# Best Wheel arch brush?



## StevieM3 (Sep 11, 2008)

Hi,

Looking for opinions on the best wheel arch brushes.....dont have a lot of space between the tyre and the arches so looking for something thats not to big and had a decent reach?

Thoughts?

Cheers
Stevie


----------



## maersk (Sep 6, 2007)

Don't......................................

you'll regret it..................................


----------



## VW Golf-Fan (Aug 3, 2010)

I bought this & find it does a good job - but I know it's not small/flat like you need.

http://www.halfords.com/webapp/wcs/...uctId_776697_langId_-1_categoryId_165486#dtab



maersk said:


> Don't......................................
> 
> you'll regret it..................................


Why do you say that?


----------



## maersk (Sep 6, 2007)

Because someone will, no doubt, recommend a very expensive, US brush that, whilst is very good at what it does, is grotesquely over priced, over hyped, under engineered and ..... over here.


----------



## -Kev- (Oct 30, 2007)

maersk said:


> Don't......................................
> 
> you'll regret it..................................


pointless post of the year award...


----------



## -Kev- (Oct 30, 2007)

StevieM3 said:


> Hi,
> 
> Looking for opinions on the best wheel arch brushes.....dont have a lot of space between the tyre and the arches so looking for something thats not to big and had a decent reach?
> 
> ...


the vikan arch brush is good imo. tbh, you'd benefit from jacking the car up slightly to give you more access


----------



## Morph78 (Aug 18, 2010)

maersk said:


> Because someone will, no doubt, recommend a very expensive, US brush that, whilst is very good at what it does, is grotesquely over priced, over hyped, under engineered and ..... over here.

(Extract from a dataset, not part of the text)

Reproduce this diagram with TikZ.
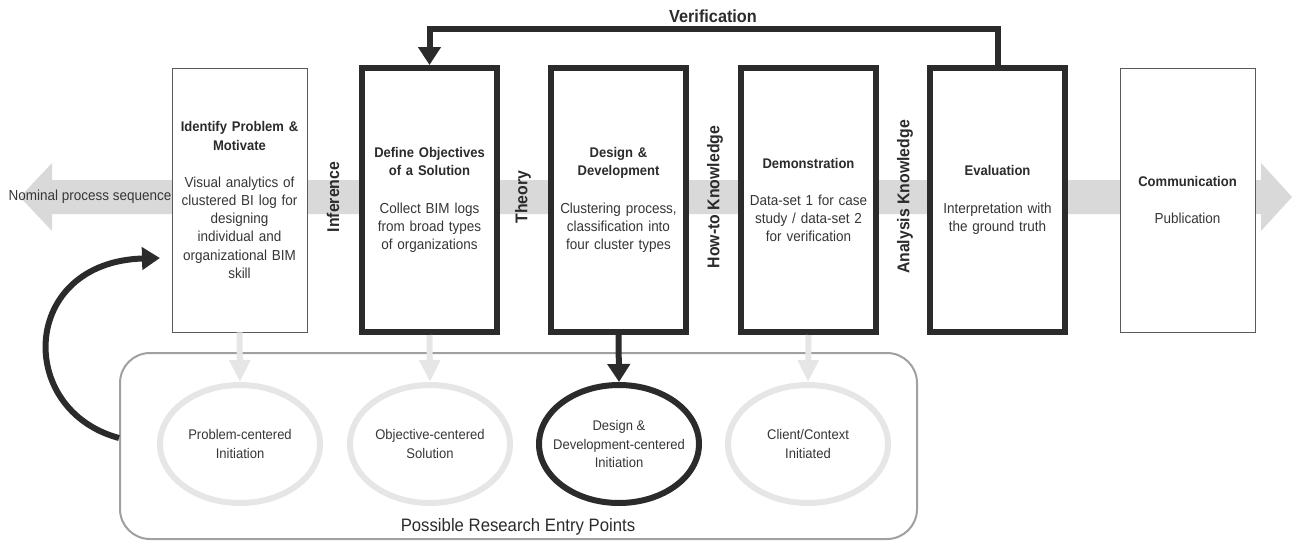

I want it already. Tell me more :lol::lol::lol::lol:


----------



## maersk (Sep 6, 2007)

Can't tell you Morph, I've already collected this month's gong.....................











PS Halfords (whisper it 'cause its no doubt a rude word) do a wheel face brush which if you hold it at 90 degrees to its intended use, is an excellent wheel arch brush. Big soft head, flexi bristols and cheap - bit like a lady of lax virtue really, but not a W*********


----------



## Beancounter (Aug 31, 2006)

As -Kev- says, something like this one from the Vikan range works well for me.:thumb:


----------



## Pezza4u (Jun 7, 2007)

Cheap bog brush, sorted! :thumb: My car is lowered but I put it in between the tyre/arch from underneath rather than push it in between the gap.


----------



## DetailMyCar (Apr 19, 2010)

I find a soft brush no good personally, i bought a couple of £1 Toilet brushes from Ikea and they do a great job for me - you need something with a bit of strength to properly scrub the arches in my eyes so these are at least good for that


----------



## johnnyguitar (Mar 24, 2010)

I bought something very similar to the Vikan brush that's linked to further up from 'The Range' - I think I paid less than 3 quid for it (possibly £1.99!).


----------



## Pezza4u (Jun 7, 2007)

Don't forget the dish brush for the tyres as well, about 17p in tescos I think. No need for these soft expensive brushes for arches and tyres IMO.


----------



## fozzy (Oct 22, 2009)

get the wheels off dude, you can use any brush then, I have to Hoover under my arches because of stupid MINI designers lol


----------